In response to demand for greater insights regarding the online customer, a new report by KPMG International analyzes the online shopping preferences and behaviors of more than 18,000 consumers in 51 countries, by geography, generation, and product category.
“Today’s consumer no longer goes shopping, but is shopping, all the time and everywhere. And in a truly global online marketplace, competition is no longer limited to local shops during regular business hours. Consumers can easily buy from retailers and manufacturers located anywhere in the world—or from those with no physical retail locations at all,” says Willy Kruh, KPMG International’s global chair for consumer markets.
“Increased competition, combined with consumer demand for richer experiences, means that retailers need to rethink their online strategy. For many retailers, creating an online shopping experience enhanced by technology such as augmented and virtual reality or 3D is becoming at least as important as providing convenient and personalized ordering, payment, and delivery options.”

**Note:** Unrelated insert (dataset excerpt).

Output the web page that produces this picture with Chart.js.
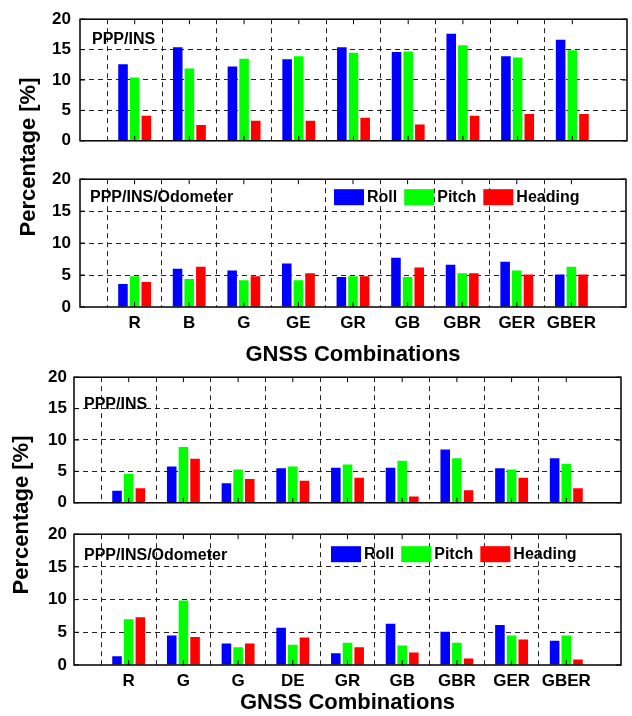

The number of online transactions made by survey respondents averaged 17 purchases per year, or 1.25 per month. Generation X consumers (born between 1966 and 1981), averaged nearly 19 transactions per person per year, and they made more online purchases in the past 12 months than any other age group.
In fact, generation X consumers made 20 percent more purchases than the “techsavvy” millennials (born between 1982 and 2001).
Kruh comments: “Stage of life and income levels are certainly primary factors driving both online and offline shopping, and generation X consumers, many of whomare more established in their careers and may be building homes and families, are likely buying more consumer goods than the younger millennials overall. As millennials continue to enter the workforce and adulthood, however, their online shopping activity is expected to surge and even far surpass the levels currently exhibited by older generations.”
And while it may be pre- sumed that the more traditional baby boomers ( born between 1946 and 1965) are less inclined to shop online than younger generations, the survey revealed that in fact they shop online just as frequently as millennials. Furthermore, baby boomers were more likely to spend more per transaction than the younger consumers (average purchase for baby boomers was $203, $190 for generation X, and $173 for millennials).
When comparing the impact of online versus offline touchpoints that create the first trigger moment, of note is that 52 percent of consumers cited at least one offline channel as a source of initial awareness, and 59 percent cited one or more online channels.
Retail websites or online shops were the most common source of initial awareness, cited by nearly a third of consumers, and online advertisements were cited by 15 percent. At the same time, physical shops were the second most popular source of awareness, cited by 22 percent of consumers.
Millennials were not only more likely than the older generations to be influenced by online sources such as social media or peer reviews—they were also more likely to be influenced by offline channels.
Millennials were 25 percent more likely than baby boomers to have seen their most recent online purchase in a shop, nearly 50 percent more likely to have talked to a friend about it, and more than twice as likely to have seen someone with it.
Kruh says: “E-commerce is not an online-only affair. Both online and offline channels are effective in creating consumer awareness and demand, especially when used together. Furthermore, despite the rise of online shopping, e-commerce still makes up a relatively small percentage of total retail spending. Retailers’ brick and mortar strategies need to continue to evolve to attract customers into their stores, and to compete with online retailers opening their own physical outlets.”
The number one reason why consumers shop online is for the convenience of shopping at any hour on any day (cited by 58 percent as a top reason). This is followed by having the ability to compare prices (54 percent), or to find online sales or better deals (46 percent). All age groups reported the same top three drivers.